Plotting code records

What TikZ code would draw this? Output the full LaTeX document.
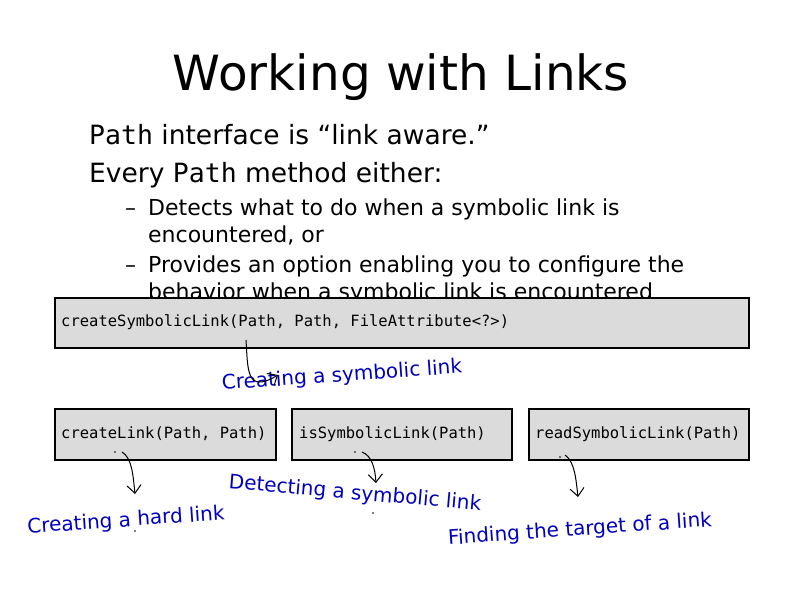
\documentclass[tikz,border=0pt]{standalone}
\usepackage{fontspec}
\setmainfont{DejaVu Sans}
\setmonofont{DejaVu Sans Mono}
\usetikzlibrary{arrows.meta}
\begin{document}
\begin{tikzpicture}[x=1pt,y=-1pt,
  mbox/.style={draw=black,line width=1.5pt,fill=black!14,anchor=north west,inner sep=0pt},
  mono/.style={font=\fontsize{15.5}{18}\selectfont\ttfamily,anchor=west,inner sep=0pt},
  note/.style={font=\fontsize{20}{24}\selectfont,text=blue!75!black,inner sep=0pt},
  hand/.style={line width=1pt,-{Straight Barb[length=8pt,width=14pt]}},
  txt/.style={anchor=base west,inner sep=0pt}]
\useasboundingbox (0,0) rectangle (800,600);
\node[inner sep=0pt,font=\fontsize{48.5}{54}\selectfont] (title) at (401,77) {Working with Links};
\node[txt,font=\fontsize{26.5}{30}\selectfont] (l1) at (89,144) {\texttt{Path} interface is “link aware.”};
\node[txt,font=\fontsize{26.5}{30}\selectfont] (l2) at (89,182) {Every \texttt{Path} method either:};
\node[txt,font=\fontsize{22}{26}\selectfont] (d1) at (125,215) {–};
\node[txt,font=\fontsize{22}{26}\selectfont] (s1) at (148,215) {Detects what to do when a symbolic link is};
\node[txt,font=\fontsize{22}{26}\selectfont] (s1b) at (148,242) {encountered, or};
\node[txt,font=\fontsize{22}{26}\selectfont] (d2) at (125,272) {–};
\node[txt,font=\fontsize{22}{26}\selectfont] (s2) at (148,272) {Provides an option enabling you to configure the};
\node[txt,font=\fontsize{22}{26}\selectfont] (s2b) at (148,299) {behavior when a symbolic link is encountered};
\node[mbox,minimum width=694,minimum height=50] (b0) at (54,297) {};
\node[mono] (t0) at (61,322) {createSymbolicLink(Path, Path, FileAttribute<?>)};
\node[mbox,minimum width=221,minimum height=51] (b1) at (54,408) {};
\node[mono] (t1) at (61,434) {createLink(Path, Path)};
\node[mbox,minimum width=220,minimum height=51] (b2) at (291,408) {};
\node[mono] (t2) at (299,434) {isSymbolicLink(Path)};
\node[mbox,minimum width=220,minimum height=51] (b3) at (528,408) {};
\node[mono] (t3) at (535,434) {readSymbolicLink(Path)};
\node[note,rotate=4] (n0) at (342,376) {Creating a symbolic link};
\node[note,rotate=-5] (n2) at (355,494) {Detecting a symbolic link};
\node[note,rotate=4] (n1) at (126,521) {Creating a hard link};
\node[note,rotate=4] (n3) at (580,530) {Finding the target of a link};
\coordinate (a0s) at (246,340); \coordinate (a0e) at (278,375);
\coordinate (a1s) at (122,452); \coordinate (a1e) at (135,494);
\coordinate (a2s) at (362,452); \coordinate (a2e) at (376,483);
\coordinate (a3s) at (565,455); \coordinate (a3e) at (578,497);
\draw[hand] (a0s) .. controls (248,370) and (246,394) .. (a0e);
\draw[hand] (a1s) .. controls (132,458) and (133,475) .. (a1e);
\draw[hand] (a2s) .. controls (372,456) and (375,468) .. (a2e);
\draw[hand] (a3s) .. controls (575,462) and (576,480) .. (a3e);
\foreach \p [count=\i] in {(115,452),(355,452),(560,457),(135,531),(373,513)}
  \fill \p coordinate (dot\i) circle (0.9);
\end{tikzpicture}
\end{document}
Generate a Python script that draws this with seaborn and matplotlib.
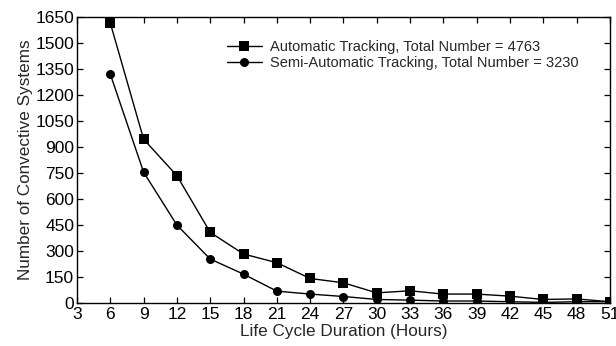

__Required work__
Repeat the material above word for word and skip every image in it.

__Task response__
What TikZ code would draw this? Output the full LaTeX document.
\documentclass[tikz,border=0pt]{standalone}
\usepackage{fontspec}
\setmainfont{DejaVu Sans}
\setmonofont{DejaVu Sans Mono}
\usetikzlibrary{arrows.meta}
\begin{document}
\begin{tikzpicture}[x=1pt,y=-1pt,
  mbox/.style={draw=black,line width=1.5pt,fill=black!14,anchor=north west,inner sep=0pt},
  mono/.style={font=\fontsize{15.5}{18}\selectfont\ttfamily,anchor=west,inner sep=0pt},
  note/.style={font=\fontsize{20}{24}\selectfont,text=blue!75!black,inner sep=0pt},
  hand/.style={line width=1pt,-{Straight Barb[length=8pt,width=14pt]}},
  txt/.style={anchor=base west,inner sep=0pt}]
\useasboundingbox (0,0) rectangle (800,600);
\node[inner sep=0pt,font=\fontsize{48.5}{54}\selectfont] (title) at (401,77) {Working with Links};
\node[txt,font=\fontsize{26.5}{30}\selectfont] (l1) at (89,144) {\texttt{Path} interface is “link aware.”};
\node[txt,font=\fontsize{26.5}{30}\selectfont] (l2) at (89,182) {Every \texttt{Path} method either:};
\node[txt,font=\fontsize{22}{26}\selectfont] (d1) at (125,215) {–};
\node[txt,font=\fontsize{22}{26}\selectfont] (s1) at (148,215) {Detects what to do when a symbolic link is};
\node[txt,font=\fontsize{22}{26}\selectfont] (s1b) at (148,242) {encountered, or};
\node[txt,font=\fontsize{22}{26}\selectfont] (d2) at (125,272) {–};
\node[txt,font=\fontsize{22}{26}\selectfont] (s2) at (148,272) {Provides an option enabling you to configure the};
\node[txt,font=\fontsize{22}{26}\selectfont] (s2b) at (148,299) {behavior when a symbolic link is encountered};
\node[mbox,minimum width=694,minimum height=50] (b0) at (54,297) {};
\node[mono] (t0) at (61,322) {createSymbolicLink(Path, Path, FileAttribute<?>)};
\node[mbox,minimum width=221,minimum height=51] (b1) at (54,408) {};
\node[mono] (t1) at (61,434) {createLink(Path, Path)};
\node[mbox,minimum width=220,minimum height=51] (b2) at (291,408) {};
\node[mono] (t2) at (299,434) {isSymbolicLink(Path)};
\node[mbox,minimum width=220,minimum height=51] (b3) at (528,408) {};
\node[mono] (t3) at (535,434) {readSymbolicLink(Path)};
\node[note,rotate=4] (n0) at (342,376) {Creating a symbolic link};
\node[note,rotate=-5] (n2) at (355,494) {Detecting a symbolic link};
\node[note,rotate=4] (n1) at (126,521) {Creating a hard link};
\node[note,rotate=4] (n3) at (580,530) {Finding the target of a link};
\coordinate (a0s) at (246,340); \coordinate (a0e) at (278,375);
\coordinate (a1s) at (122,452); \coordinate (a1e) at (135,494);
\coordinate (a2s) at (362,452); \coordinate (a2e) at (376,483);
\coordinate (a3s) at (565,455); \coordinate (a3e) at (578,497);
\draw[hand] (a0s) .. controls (248,370) and (246,394) .. (a0e);
\draw[hand] (a1s) .. controls (132,458) and (133,475) .. (a1e);
\draw[hand] (a2s) .. controls (372,456) and (375,468) .. (a2e);
\draw[hand] (a3s) .. controls (575,462) and (576,480) .. (a3e);
\foreach \p [count=\i] in {(115,452),(355,452),(560,457),(135,531),(373,513)}
  \fill \p coordinate (dot\i) circle (0.9);
\end{tikzpicture}
\end{document}
Generate a Python script that draws this with seaborn and matplotlib.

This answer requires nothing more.